_AIM_
Output the full listing below exactly, without the pictures.
— START —
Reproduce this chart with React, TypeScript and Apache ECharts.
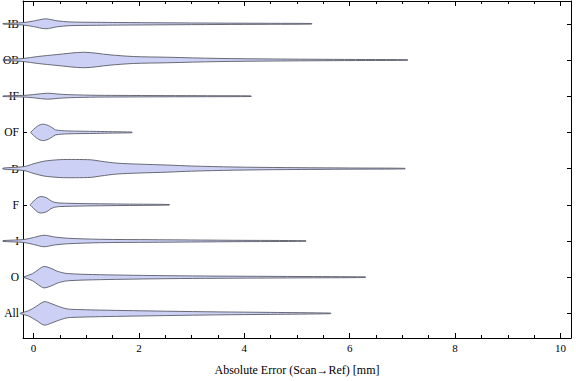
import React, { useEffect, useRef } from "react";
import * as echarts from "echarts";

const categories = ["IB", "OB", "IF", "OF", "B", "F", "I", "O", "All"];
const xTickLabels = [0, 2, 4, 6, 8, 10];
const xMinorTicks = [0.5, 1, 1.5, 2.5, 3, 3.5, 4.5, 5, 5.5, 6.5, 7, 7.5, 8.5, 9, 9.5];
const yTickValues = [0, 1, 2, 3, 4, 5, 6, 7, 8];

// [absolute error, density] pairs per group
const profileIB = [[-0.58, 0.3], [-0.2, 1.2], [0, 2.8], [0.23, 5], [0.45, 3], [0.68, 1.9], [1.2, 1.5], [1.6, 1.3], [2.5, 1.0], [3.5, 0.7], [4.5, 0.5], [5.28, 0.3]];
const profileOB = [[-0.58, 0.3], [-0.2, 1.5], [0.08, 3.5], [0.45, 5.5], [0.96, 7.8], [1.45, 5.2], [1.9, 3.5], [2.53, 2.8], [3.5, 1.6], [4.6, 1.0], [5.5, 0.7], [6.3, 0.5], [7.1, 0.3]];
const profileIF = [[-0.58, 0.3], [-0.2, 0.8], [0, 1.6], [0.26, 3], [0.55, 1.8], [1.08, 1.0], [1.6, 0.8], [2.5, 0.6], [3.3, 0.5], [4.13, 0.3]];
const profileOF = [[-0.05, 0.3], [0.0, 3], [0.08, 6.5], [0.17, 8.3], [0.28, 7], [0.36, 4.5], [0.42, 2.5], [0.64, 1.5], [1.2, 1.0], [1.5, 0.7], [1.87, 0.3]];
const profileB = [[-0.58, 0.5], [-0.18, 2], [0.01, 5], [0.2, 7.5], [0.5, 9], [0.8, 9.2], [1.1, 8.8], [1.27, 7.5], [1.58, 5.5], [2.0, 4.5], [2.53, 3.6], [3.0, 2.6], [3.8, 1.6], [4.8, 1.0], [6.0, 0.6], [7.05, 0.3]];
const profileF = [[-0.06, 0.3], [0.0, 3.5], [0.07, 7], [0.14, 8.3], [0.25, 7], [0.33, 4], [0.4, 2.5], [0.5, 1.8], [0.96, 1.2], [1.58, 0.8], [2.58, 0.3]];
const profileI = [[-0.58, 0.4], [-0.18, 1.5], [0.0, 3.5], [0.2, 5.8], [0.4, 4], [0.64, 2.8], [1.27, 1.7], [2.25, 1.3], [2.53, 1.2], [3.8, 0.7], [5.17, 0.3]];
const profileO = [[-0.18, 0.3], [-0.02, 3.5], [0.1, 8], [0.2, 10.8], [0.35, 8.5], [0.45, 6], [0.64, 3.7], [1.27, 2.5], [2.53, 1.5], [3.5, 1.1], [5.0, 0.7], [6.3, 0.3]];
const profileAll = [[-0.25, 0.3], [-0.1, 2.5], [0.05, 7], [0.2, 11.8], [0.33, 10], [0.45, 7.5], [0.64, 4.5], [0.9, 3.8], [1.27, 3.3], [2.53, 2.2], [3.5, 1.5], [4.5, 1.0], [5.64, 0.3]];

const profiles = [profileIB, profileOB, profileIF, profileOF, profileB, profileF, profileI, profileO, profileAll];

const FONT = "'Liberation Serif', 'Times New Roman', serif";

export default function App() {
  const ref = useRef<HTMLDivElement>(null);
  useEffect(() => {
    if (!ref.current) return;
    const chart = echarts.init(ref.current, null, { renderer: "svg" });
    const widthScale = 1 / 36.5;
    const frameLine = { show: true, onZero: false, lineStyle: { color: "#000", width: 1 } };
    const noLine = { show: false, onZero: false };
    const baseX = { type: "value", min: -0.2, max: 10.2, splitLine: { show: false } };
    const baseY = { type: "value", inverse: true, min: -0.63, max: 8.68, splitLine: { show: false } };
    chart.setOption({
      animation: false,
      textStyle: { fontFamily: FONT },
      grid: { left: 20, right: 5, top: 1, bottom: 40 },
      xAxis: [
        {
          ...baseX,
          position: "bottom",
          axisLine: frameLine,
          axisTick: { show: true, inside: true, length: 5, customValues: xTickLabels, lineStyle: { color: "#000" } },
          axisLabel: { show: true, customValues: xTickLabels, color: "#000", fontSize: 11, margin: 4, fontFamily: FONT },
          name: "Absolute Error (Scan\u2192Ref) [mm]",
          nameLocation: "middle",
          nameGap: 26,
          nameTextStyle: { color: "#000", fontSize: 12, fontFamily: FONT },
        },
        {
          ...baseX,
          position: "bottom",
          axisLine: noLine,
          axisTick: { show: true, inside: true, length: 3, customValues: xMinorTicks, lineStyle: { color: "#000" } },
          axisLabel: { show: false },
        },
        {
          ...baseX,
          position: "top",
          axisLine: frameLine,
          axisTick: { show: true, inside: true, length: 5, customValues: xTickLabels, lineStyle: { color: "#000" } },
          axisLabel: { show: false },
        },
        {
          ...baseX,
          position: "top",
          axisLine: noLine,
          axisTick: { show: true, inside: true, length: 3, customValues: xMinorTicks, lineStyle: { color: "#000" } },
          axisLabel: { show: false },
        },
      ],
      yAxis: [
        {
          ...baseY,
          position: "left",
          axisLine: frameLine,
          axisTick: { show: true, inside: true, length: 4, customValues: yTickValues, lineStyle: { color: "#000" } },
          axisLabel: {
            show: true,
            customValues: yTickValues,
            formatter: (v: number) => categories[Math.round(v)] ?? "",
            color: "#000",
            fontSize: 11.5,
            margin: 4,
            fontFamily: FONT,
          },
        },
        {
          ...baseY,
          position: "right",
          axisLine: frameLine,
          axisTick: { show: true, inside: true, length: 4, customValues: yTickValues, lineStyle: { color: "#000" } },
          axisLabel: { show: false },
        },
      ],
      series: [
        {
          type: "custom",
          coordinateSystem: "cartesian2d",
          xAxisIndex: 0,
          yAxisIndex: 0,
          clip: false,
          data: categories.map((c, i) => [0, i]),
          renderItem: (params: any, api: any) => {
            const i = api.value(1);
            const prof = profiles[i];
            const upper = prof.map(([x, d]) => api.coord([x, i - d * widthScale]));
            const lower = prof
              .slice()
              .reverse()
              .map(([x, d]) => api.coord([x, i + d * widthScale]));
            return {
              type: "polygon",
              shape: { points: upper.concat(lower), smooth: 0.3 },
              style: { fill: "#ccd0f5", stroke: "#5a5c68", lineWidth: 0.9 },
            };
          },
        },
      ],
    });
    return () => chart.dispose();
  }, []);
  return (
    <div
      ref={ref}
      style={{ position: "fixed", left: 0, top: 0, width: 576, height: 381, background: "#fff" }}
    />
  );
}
— END —
_RESPONSE_
Reproduce this chart with React, TypeScript and Apache ECharts.
import React, { useEffect, useRef } from "react";
import * as echarts from "echarts";

const categories = ["IB", "OB", "IF", "OF", "B", "F", "I", "O", "All"];
const xTickLabels = [0, 2, 4, 6, 8, 10];
const xMinorTicks = [0.5, 1, 1.5, 2.5, 3, 3.5, 4.5, 5, 5.5, 6.5, 7, 7.5, 8.5, 9, 9.5];
const yTickValues = [0, 1, 2, 3, 4, 5, 6, 7, 8];

// [absolute error, density] pairs per group
const profileIB = [[-0.58, 0.3], [-0.2, 1.2], [0, 2.8], [0.23, 5], [0.45, 3], [0.68, 1.9], [1.2, 1.5], [1.6, 1.3], [2.5, 1.0], [3.5, 0.7], [4.5, 0.5], [5.28, 0.3]];
const profileOB = [[-0.58, 0.3], [-0.2, 1.5], [0.08, 3.5], [0.45, 5.5], [0.96, 7.8], [1.45, 5.2], [1.9, 3.5], [2.53, 2.8], [3.5, 1.6], [4.6, 1.0], [5.5, 0.7], [6.3, 0.5], [7.1, 0.3]];
const profileIF = [[-0.58, 0.3], [-0.2, 0.8], [0, 1.6], [0.26, 3], [0.55, 1.8], [1.08, 1.0], [1.6, 0.8], [2.5, 0.6], [3.3, 0.5], [4.13, 0.3]];
const profileOF = [[-0.05, 0.3], [0.0, 3], [0.08, 6.5], [0.17, 8.3], [0.28, 7], [0.36, 4.5], [0.42, 2.5], [0.64, 1.5], [1.2, 1.0], [1.5, 0.7], [1.87, 0.3]];
const profileB = [[-0.58, 0.5], [-0.18, 2], [0.01, 5], [0.2, 7.5], [0.5, 9], [0.8, 9.2], [1.1, 8.8], [1.27, 7.5], [1.58, 5.5], [2.0, 4.5], [2.53, 3.6], [3.0, 2.6], [3.8, 1.6], [4.8, 1.0], [6.0, 0.6], [7.05, 0.3]];
const profileF = [[-0.06, 0.3], [0.0, 3.5], [0.07, 7], [0.14, 8.3], [0.25, 7], [0.33, 4], [0.4, 2.5], [0.5, 1.8], [0.96, 1.2], [1.58, 0.8], [2.58, 0.3]];
const profileI = [[-0.58, 0.4], [-0.18, 1.5], [0.0, 3.5], [0.2, 5.8], [0.4, 4], [0.64, 2.8], [1.27, 1.7], [2.25, 1.3], [2.53, 1.2], [3.8, 0.7], [5.17, 0.3]];
const profileO = [[-0.18, 0.3], [-0.02, 3.5], [0.1, 8], [0.2, 10.8], [0.35, 8.5], [0.45, 6], [0.64, 3.7], [1.27, 2.5], [2.53, 1.5], [3.5, 1.1], [5.0, 0.7], [6.3, 0.3]];
const profileAll = [[-0.25, 0.3], [-0.1, 2.5], [0.05, 7], [0.2, 11.8], [0.33, 10], [0.45, 7.5], [0.64, 4.5], [0.9, 3.8], [1.27, 3.3], [2.53, 2.2], [3.5, 1.5], [4.5, 1.0], [5.64, 0.3]];

const profiles = [profileIB, profileOB, profileIF, profileOF, profileB, profileF, profileI, profileO, profileAll];

const FONT = "'Liberation Serif', 'Times New Roman', serif";

export default function App() {
  const ref = useRef<HTMLDivElement>(null);
  useEffect(() => {
    if (!ref.current) return;
    const chart = echarts.init(ref.current, null, { renderer: "svg" });
    const widthScale = 1 / 36.5;
    const frameLine = { show: true, onZero: false, lineStyle: { color: "#000", width: 1 } };
    const noLine = { show: false, onZero: false };
    const baseX = { type: "value", min: -0.2, max: 10.2, splitLine: { show: false } };
    const baseY = { type: "value", inverse: true, min: -0.63, max: 8.68, splitLine: { show: false } };
    chart.setOption({
      animation: false,
      textStyle: { fontFamily: FONT },
      grid: { left: 20, right: 5, top: 1, bottom: 40 },
      xAxis: [
        {
          ...baseX,
          position: "bottom",
          axisLine: frameLine,
          axisTick: { show: true, inside: true, length: 5, customValues: xTickLabels, lineStyle: { color: "#000" } },
          axisLabel: { show: true, customValues: xTickLabels, color: "#000", fontSize: 11, margin: 4, fontFamily: FONT },
          name: "Absolute Error (Scan\u2192Ref) [mm]",
          nameLocation: "middle",
          nameGap: 26,
          nameTextStyle: { color: "#000", fontSize: 12, fontFamily: FONT },
        },
        {
          ...baseX,
          position: "bottom",
          axisLine: noLine,
          axisTick: { show: true, inside: true, length: 3, customValues: xMinorTicks, lineStyle: { color: "#000" } },
          axisLabel: { show: false },
        },
        {
          ...baseX,
          position: "top",
          axisLine: frameLine,
          axisTick: { show: true, inside: true, length: 5, customValues: xTickLabels, lineStyle: { color: "#000" } },
          axisLabel: { show: false },
        },
        {
          ...baseX,
          position: "top",
          axisLine: noLine,
          axisTick: { show: true, inside: true, length: 3, customValues: xMinorTicks, lineStyle: { color: "#000" } },
          axisLabel: { show: false },
        },
      ],
      yAxis: [
        {
          ...baseY,
          position: "left",
          axisLine: frameLine,
          axisTick: { show: true, inside: true, length: 4, customValues: yTickValues, lineStyle: { color: "#000" } },
          axisLabel: {
            show: true,
            customValues: yTickValues,
            formatter: (v: number) => categories[Math.round(v)] ?? "",
            color: "#000",
            fontSize: 11.5,
            margin: 4,
            fontFamily: FONT,
          },
        },
        {
          ...baseY,
          position: "right",
          axisLine: frameLine,
          axisTick: { show: true, inside: true, length: 4, customValues: yTickValues, lineStyle: { color: "#000" } },
          axisLabel: { show: false },
        },
      ],
      series: [
        {
          type: "custom",
          coordinateSystem: "cartesian2d",
          xAxisIndex: 0,
          yAxisIndex: 0,
          clip: false,
          data: categories.map((c, i) => [0, i]),
          renderItem: (params: any, api: any) => {
            const i = api.value(1);
            const prof = profiles[i];
            const upper = prof.map(([x, d]) => api.coord([x, i - d * widthScale]));
            const lower = prof
              .slice()
              .reverse()
              .map(([x, d]) => api.coord([x, i + d * widthScale]));
            return {
              type: "polygon",
              shape: { points: upper.concat(lower), smooth: 0.3 },
              style: { fill: "#ccd0f5", stroke: "#5a5c68", lineWidth: 0.9 },
            };
          },
        },
      ],
    });
    return () => chart.dispose();
  }, []);
  return (
    <div
      ref={ref}
      style={{ position: "fixed", left: 0, top: 0, width: 576, height: 381, background: "#fff" }}
    />
  );
}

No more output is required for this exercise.